LA PAZ – Bolivia’s Evo Morales declared himself the outright winner Thursday of an election in which he was seeking a fourth term as president, enraging his opponents who alleged vote fraud and called for further protests to demand a second round of voting.
With more than 98 percent of the votes counted from Sunday’s election, Bolivia’s first indigenous president had 46.8 percent support against 36.7 percent for former president Carlos Mesa, just barely giving Morales the 10 percentage point lead over his nearest rival needed to avoid a runoff vote between the two. Seven other candidates were in the race.
“We won in the first round. There are 1.58 percent (of the votes) left to count but we won with the rural vote,” Morales, the region’s longest ruling leader, told a press conference.
But Morales later said that if the count of the final ballots showed he did not get enough votes, he would be open to a second round. As of midday Thursday, electoral authorities had still not announced a final result.
Opposition leaders quickly united in rejecting Morales’ victory claim and the celebrations by his supporters, demanding a runoff vote with Meza. Analysts have said that a united opposition might stand a chance of defeating Morales, a leftist former coca-growers union leader who has government the Andean nation for 14 years.
Flanked by other opposition leaders, Meza read a statement calling for “citizens and social groups to remain peacefully mobilized until they obtain respect for the will of the people.”
Morales, in turn, urged his supporters to defend his win and denied electoral fraud, demanding his detractors show proof.
“We are at the start of a crisis that could affect the social, political and economic stability of the country,” said political analyst Jorge Dulon of the Bolivian Catholic University.
The Andean nation has been on a knife-edge since the bitterly disputed vote.
Opposition backers have stage rowdy protests since Monday and burned Supreme Electoral Tribunal offices in three cities. The opposition bastion of Santa Cruz has seen two days of a partial strike “in defense of the vote and democracy.” On Thursday, Morales supporters announced marches in coca-growing region of Chapare, a bastion of support for the president.
International vote monitors have expressed concern at an earlier unexplained daylong gap in reporting results before a sudden spurt in Morales’ vote percentage. The Organization of American States has asked that the vote go to a second round because of the concerns.
The OAS observer mission released a statement expressing its “concern and surprise over the drastic change and difficult to justify tendency in the preliminary results.”
Morales has repeatedly said that he won the vote outright and that his opponents are conspiring to oust him.
“I want to denounce to the people and the world that a coup d’etat is underway,” Morales said at a news conference Wednesday. “The right wing has prepared it with international support.”
Morales did not specify where the alleged international support for the coup was coming from, but he regularly rails against U.S. imperialism in Latin America.

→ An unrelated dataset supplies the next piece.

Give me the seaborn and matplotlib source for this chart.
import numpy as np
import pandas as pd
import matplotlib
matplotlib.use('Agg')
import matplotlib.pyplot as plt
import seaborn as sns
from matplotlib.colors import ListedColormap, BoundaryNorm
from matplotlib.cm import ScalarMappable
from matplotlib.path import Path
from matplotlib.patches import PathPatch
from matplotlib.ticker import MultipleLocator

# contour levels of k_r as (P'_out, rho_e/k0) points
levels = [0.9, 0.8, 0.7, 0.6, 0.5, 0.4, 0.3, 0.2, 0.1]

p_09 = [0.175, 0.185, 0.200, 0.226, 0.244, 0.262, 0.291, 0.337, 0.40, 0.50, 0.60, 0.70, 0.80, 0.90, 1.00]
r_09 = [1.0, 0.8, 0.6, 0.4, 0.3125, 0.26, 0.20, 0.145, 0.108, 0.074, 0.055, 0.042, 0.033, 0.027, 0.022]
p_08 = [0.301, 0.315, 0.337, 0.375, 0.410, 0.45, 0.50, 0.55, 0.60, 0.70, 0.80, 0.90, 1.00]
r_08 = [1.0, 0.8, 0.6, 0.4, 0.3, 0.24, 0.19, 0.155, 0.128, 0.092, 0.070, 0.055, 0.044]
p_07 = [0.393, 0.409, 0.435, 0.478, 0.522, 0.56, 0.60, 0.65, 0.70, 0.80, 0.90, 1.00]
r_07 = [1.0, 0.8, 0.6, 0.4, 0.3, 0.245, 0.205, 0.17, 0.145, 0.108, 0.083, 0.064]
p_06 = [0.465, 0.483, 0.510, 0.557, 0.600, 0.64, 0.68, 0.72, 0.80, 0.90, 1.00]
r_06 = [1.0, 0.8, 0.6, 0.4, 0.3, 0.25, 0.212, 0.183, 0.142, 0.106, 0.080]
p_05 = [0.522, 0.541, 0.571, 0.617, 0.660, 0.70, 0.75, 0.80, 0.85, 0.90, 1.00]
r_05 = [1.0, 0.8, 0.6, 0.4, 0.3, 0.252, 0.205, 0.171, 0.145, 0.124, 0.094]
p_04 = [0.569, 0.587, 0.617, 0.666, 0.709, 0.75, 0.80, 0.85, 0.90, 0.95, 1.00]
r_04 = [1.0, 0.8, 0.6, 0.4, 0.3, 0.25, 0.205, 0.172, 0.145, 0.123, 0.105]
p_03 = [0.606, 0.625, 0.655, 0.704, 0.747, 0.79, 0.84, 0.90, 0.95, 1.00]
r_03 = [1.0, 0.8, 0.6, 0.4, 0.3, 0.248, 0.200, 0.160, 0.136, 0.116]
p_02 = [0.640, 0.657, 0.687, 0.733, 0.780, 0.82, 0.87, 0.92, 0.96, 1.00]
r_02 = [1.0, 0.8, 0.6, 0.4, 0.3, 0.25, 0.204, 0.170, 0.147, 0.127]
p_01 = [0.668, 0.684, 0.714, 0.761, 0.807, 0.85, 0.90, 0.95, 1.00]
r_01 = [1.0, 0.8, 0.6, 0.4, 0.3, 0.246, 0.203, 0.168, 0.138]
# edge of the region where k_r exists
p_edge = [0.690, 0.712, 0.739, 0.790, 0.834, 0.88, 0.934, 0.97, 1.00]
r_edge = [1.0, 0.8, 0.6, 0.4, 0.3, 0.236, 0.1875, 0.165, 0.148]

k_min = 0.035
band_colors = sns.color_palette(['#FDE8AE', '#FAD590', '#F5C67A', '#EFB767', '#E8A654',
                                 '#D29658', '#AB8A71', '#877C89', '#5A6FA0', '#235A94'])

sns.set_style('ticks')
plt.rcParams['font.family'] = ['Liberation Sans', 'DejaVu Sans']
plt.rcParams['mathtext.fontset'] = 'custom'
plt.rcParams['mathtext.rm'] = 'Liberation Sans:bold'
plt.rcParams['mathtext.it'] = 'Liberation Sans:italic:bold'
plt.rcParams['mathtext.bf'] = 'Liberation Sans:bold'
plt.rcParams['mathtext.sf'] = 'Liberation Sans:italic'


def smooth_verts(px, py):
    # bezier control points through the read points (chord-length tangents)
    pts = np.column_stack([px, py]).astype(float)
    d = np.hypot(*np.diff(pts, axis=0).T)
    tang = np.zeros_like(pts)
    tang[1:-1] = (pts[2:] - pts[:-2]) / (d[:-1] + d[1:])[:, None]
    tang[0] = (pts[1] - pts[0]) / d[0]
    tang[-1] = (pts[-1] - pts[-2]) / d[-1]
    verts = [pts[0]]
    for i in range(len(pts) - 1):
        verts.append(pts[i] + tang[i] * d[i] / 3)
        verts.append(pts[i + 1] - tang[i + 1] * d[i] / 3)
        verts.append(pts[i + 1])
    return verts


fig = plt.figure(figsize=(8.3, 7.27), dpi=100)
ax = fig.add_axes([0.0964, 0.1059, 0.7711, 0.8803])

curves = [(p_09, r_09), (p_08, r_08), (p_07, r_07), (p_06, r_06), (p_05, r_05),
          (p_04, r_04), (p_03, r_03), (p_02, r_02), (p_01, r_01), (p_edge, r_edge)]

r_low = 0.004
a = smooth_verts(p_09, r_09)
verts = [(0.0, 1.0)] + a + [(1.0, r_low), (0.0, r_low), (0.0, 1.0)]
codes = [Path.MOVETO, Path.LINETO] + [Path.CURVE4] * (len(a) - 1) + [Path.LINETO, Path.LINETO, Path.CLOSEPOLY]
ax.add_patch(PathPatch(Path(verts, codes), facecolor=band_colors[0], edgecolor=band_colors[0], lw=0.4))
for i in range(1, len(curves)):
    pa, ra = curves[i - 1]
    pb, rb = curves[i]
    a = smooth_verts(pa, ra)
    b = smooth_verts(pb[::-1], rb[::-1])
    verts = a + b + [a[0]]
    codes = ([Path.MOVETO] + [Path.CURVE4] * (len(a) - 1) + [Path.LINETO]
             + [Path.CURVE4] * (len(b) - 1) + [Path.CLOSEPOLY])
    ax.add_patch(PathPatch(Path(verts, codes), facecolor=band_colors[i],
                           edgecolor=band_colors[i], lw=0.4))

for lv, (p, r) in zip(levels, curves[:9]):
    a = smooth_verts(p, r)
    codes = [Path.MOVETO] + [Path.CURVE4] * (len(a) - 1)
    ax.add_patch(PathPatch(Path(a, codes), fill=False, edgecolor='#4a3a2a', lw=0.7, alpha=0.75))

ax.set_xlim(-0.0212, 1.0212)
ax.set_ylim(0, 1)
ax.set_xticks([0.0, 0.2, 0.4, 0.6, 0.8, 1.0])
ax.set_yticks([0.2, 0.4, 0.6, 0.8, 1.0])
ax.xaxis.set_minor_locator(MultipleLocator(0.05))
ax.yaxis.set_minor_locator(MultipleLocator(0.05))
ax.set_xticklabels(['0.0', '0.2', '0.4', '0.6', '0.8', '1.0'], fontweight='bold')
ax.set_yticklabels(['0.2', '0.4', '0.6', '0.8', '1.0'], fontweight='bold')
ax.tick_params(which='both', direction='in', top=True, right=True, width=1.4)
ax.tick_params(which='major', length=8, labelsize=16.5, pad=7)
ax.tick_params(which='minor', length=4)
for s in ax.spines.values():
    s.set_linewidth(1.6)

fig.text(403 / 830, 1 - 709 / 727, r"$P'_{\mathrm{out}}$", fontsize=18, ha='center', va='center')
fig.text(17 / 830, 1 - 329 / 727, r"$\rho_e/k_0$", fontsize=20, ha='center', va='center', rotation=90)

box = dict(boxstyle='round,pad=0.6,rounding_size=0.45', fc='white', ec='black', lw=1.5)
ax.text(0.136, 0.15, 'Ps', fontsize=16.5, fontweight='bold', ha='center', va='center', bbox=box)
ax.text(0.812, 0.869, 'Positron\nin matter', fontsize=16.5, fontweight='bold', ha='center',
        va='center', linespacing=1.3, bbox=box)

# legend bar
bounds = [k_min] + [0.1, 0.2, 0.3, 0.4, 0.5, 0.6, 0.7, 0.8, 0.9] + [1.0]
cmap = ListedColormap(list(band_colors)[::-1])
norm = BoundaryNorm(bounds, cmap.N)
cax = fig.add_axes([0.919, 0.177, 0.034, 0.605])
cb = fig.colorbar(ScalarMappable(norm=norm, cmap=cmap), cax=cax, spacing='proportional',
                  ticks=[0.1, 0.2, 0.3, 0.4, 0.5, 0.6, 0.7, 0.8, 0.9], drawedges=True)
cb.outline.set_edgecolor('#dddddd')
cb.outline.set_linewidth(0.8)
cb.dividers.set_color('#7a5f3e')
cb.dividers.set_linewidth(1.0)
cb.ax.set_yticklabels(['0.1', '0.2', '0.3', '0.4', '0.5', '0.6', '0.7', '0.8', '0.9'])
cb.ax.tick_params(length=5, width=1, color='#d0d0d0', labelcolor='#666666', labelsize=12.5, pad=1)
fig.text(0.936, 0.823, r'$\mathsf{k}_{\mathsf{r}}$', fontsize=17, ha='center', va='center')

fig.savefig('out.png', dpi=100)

Suspicions of electoral fraud rose when officials abruptly stopped releasing results from the quick count of votes hours after the polls closed Sunday with Morales topping the eight other candidates, but also falling several percentage points short of the percentage needed to avoid the first runoff in his nearly 14 years in power.
Twenty-four hours later, the body suddenly released an updated figure, with 95 percent of votes counted, showing Morales just 0.7 percentage point short of the 10-percentage point advantage needed to avoid a runoff.

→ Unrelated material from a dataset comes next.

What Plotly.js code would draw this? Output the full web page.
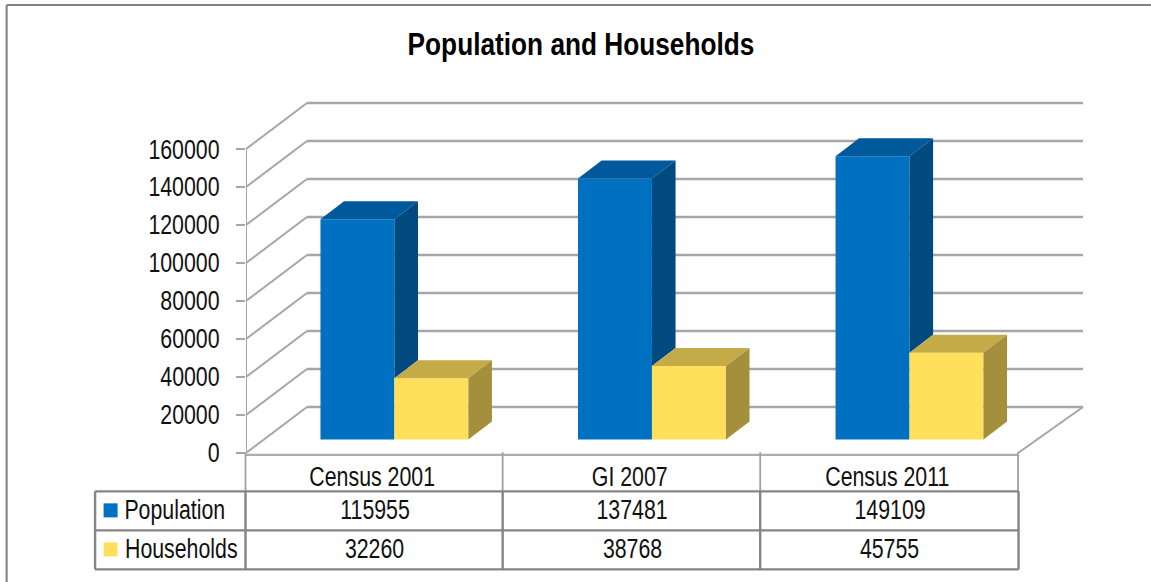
<!DOCTYPE html>
<html>
<head>
<meta charset="utf-8">
<script src="https://cdn.plot.ly/plotly-3.0.1.min.js"></script>
<style>html,body{margin:0;padding:0;background:#fff}#chart{width:1151px;height:582px}</style>
</head>
<body>
<div id="chart"></div>
<script>
// ---- data ----
const categories = ['Census 2001', 'GI 2007', 'Census 2011'];
const population = [115955, 137481, 149109];
const households = [32260, 38768, 45755];
const seriesNames = ['Population', 'Households'];
const tickValues = [0, 20000, 40000, 60000, 80000, 100000, 120000, 140000, 160000];
const chartTitle = 'Population and Households';

// ---- geometry helpers ----
const W = 1151, H = 582;
const plot = {l: 245.5, t: 90, r: 1090, b: 452.7};
const slot = 257.7;                 // px per category
const perPx = 160000 / 303.7;       // value per px
const xr = (plot.r - plot.l) / slot;
const yr = (plot.b - plot.t) * perPx;
const px2x = p => (p - plot.l) / slot;
const dv = d => d * perPx;
const fx = p => (p - plot.l) / (plot.r - plot.l), fy = p => (plot.b - p) / (plot.b - plot.t);

const wallDX = 61 / slot, wallDV = dv(46), wallEnd = px2x(1083);
const barW = 74 / slot, barStart = px2x(320), barBase = dv(13.4);
const depthX = 23.6 / slot, depthV = dv(18);

const FONT = '"Liberation Sans",Arial,sans-serif';
const FS = 27;
const GRID = '#a6a6a6', TABLE = '#858585', TEXT = '#111111';
const C = {
  pop: {front: '#0070c0', top: '#00599a', side: '#004a80'},
  hh:  {front: '#ffdf5c', top: '#c4ab47', side: '#a4903c'}
};

// ---- traces ----
const popX = categories.map((_, i) => i + barStart + barW / 2);
const hhX = popX.map(x => x + barW);
const face = (xs, ys, color) => ({type: 'scatter', mode: 'lines', x: xs, y: ys, fill: 'toself',
  fillcolor: color, line: {width: 0, color: color}, hoverinfo: 'skip', showlegend: false});

const traces = [
  {type: 'bar', x: popX, y: population, base: categories.map(() => barBase), width: barW,
   name: seriesNames[0], marker: {color: C.pop.front, line: {width: 0}}},
  {type: 'bar', x: hhX, y: households, base: categories.map(() => barBase), width: barW,
   name: seriesNames[1], marker: {color: C.hh.front, line: {width: 0}}}
];
categories.forEach((_, i) => {
  const xl = popX[i] - barW / 2, xm = popX[i] + barW / 2, xe = hhX[i] + barW / 2;
  const pt = population[i] + barBase, ht = households[i] + barBase;
  traces.push(face([xl, xl + depthX, xm + depthX, xm, xl], [pt, pt + depthV, pt + depthV, pt, pt], C.pop.top));
  traces.push(face([xm, xm + depthX, xm + depthX, xm, xm], [pt, pt + depthV, ht + depthV, ht, pt], C.pop.side));
  traces.push(face([xm, xm + depthX, xe + depthX, xe, xm], [ht, ht + depthV, ht + depthV, ht, ht], C.hh.top));
  traces.push(face([xe, xe + depthX, xe + depthX, xe, xe], [ht, ht + depthV, barBase + depthV, barBase, ht], C.hh.side));
});

// ---- walls, axis and table frame ----
const shapes = [];
const seg = (x0, y0, x1, y1, color, width) => shapes.push({type: 'line', layer: 'below', xref: 'x', yref: 'y',
  x0, y0, x1, y1, line: {color, width}});
const pseg = (x0, y0, x1, y1, color, width) => shapes.push({type: 'line', layer: 'above', xref: 'paper', yref: 'paper',
  x0: fx(x0), y0: fy(y0), x1: fx(x1), y1: fy(y1), line: {color, width}});

tickValues.forEach(v => {
  seg(0, v, wallDX, v + wallDV, GRID, 2);
  seg(wallDX, v + wallDV, wallEnd, v + wallDV, GRID, 2.4);
});
seg(px2x(1018), 0, wallEnd, wallDV, GRID, 2);
seg(0, 0, 0, 160000, GRID, 2);

// outer frame
pseg(6, 5, W, 5, '#808080', 2);
pseg(6, 5, 6, H, '#808080', 2);

// floor edge + axis-row separators
pseg(245, 454.5, 1018, 454.5, '#adadad', 2.2);
[245, 502.3, 760, 1018].forEach(x => pseg(x, 452, x, 491, '#a0a0a0', 1.8));
[491, 530, 569].forEach(y => pseg(94.5, y, 1018.5, y, TABLE, 2.4));
[94.5, 245, 502.3, 760, 1018.5].forEach(x => pseg(x, 491, x, 569, TABLE, 2.4));

// legend keys
const rowY = [510, 549];
[C.pop.front, C.hh.front].forEach((c, i) => shapes.push({type: 'rect', layer: 'above', xref: 'paper', yref: 'paper',
  x0: fx(103), x1: fx(117), y0: fy(rowY[i] - 7), y1: fy(rowY[i] + 7), fillcolor: c, line: {width: 0}}));

// ---- table text ----
const annotations = [];
const note = (text, x, y, anchor) => annotations.push({text, xref: 'paper', yref: 'paper',
  x: fx(x), y: fy(y), xanchor: anchor, yanchor: 'middle', showarrow: false,
  font: {family: FONT, size: FS, color: TEXT}});
const SQUEEZE = 0.79, TITLE_SQUEEZE = 0.846;
const legendCenters = [174, 180.5];
seriesNames.forEach((n, i) => note(n, legendCenters[i], rowY[i], 'center'));
[population, households].forEach((arr, r) => arr.forEach((v, i) =>
  note(String(v), plot.l + (i + 0.5) * slot, rowY[r], 'center')));

const layout = {
  width: W, height: H,
  paper_bgcolor: '#ffffff', plot_bgcolor: 'rgba(0,0,0,0)',
  margin: {l: plot.l, r: W - plot.r, t: plot.t, b: H - plot.b, pad: 0},
  showlegend: false, barmode: 'overlay', hovermode: false,
  font: {family: FONT, color: TEXT},
  title: {text: '<b>' + chartTitle + '</b>', x: 581 / W, xanchor: 'center', y: 1 - 44 / H, yanchor: 'middle',
    font: {family: FONT, size: 31, color: '#000000'}},
  xaxis: {range: [0, xr], tickmode: 'array', tickvals: categories.map((_, i) => i + 0.49), ticktext: categories,
    showgrid: false, zeroline: false, showline: false, ticks: '', ticklabelstandoff: 5,
    tickfont: {family: FONT, size: FS, color: TEXT}},
  yaxis: {range: [0, yr], tickmode: 'array', tickvals: tickValues, ticktext: tickValues.map(String),
    showgrid: false, zeroline: false, showline: false, ticks: 'outside', ticklen: 9, tickwidth: 2, tickcolor: GRID,
    ticklabelstandoff: 11, tickfont: {family: FONT, size: FS, color: TEXT}},
  shapes, annotations
};
Plotly.newPlot('chart', traces, layout, {displayModeBar: false, responsive: false}).then(gd => {
  // The reference type is horizontally condensed: squeeze the glyphs of the real text nodes.
  gd.querySelectorAll('svg text').forEach(t => {
    if (!t.textContent) return;
    const k = t.classList.contains('gtitle') ? TITLE_SQUEEZE : SQUEEZE;
    t.setAttribute('textLength', (t.getComputedTextLength() * k).toFixed(1));
    t.setAttribute('lengthAdjust', 'spacingAndGlyphs');
  });
});
</script>
</body>
</html>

That set off an uproar among the opposition and expressions of concern by international monitors. Since then, results have slowly been updated.
Along with the OAS, the European Union and the U.N. expressed concern about the electoral process and called for calm. The United States and Brazil, among others, also expressed concerns.
Michael G. Kozak, acting U.S. assistant secretary of state for the Western Hemisphere, warned Wednesday that Bolivian authorities will be held accountable if the process isn’t fair.
“I think you will see pretty strong response from the whole hemisphere, not just the U.S.,” Kozak said during a House hearing.
In Caracas, Venezuela’s socialist president, Nicolas Maduro, voiced support for his ally Morales.
“It is a coup d’etat foretold, sung and, one can say, defeated,” he said.
Morales, 59, a native Aymara from Bolivia’s highlands, became the country’ first indigenous president in 2006 and easily won the two following elections amid more than a decade of a commodities-fed economic boom in South America’s poorest country. He paved roads, sent Bolivia’s first satellite to space and curbed inflation.
But he has faced growing dissatisfaction, especially over his refusal to accept the results of a 2016 referendum to keep limits on presidential terms. The country’s top court, considered by critics as friendly to the president, ruled that limits would violate Morales’ political rights as a citizen.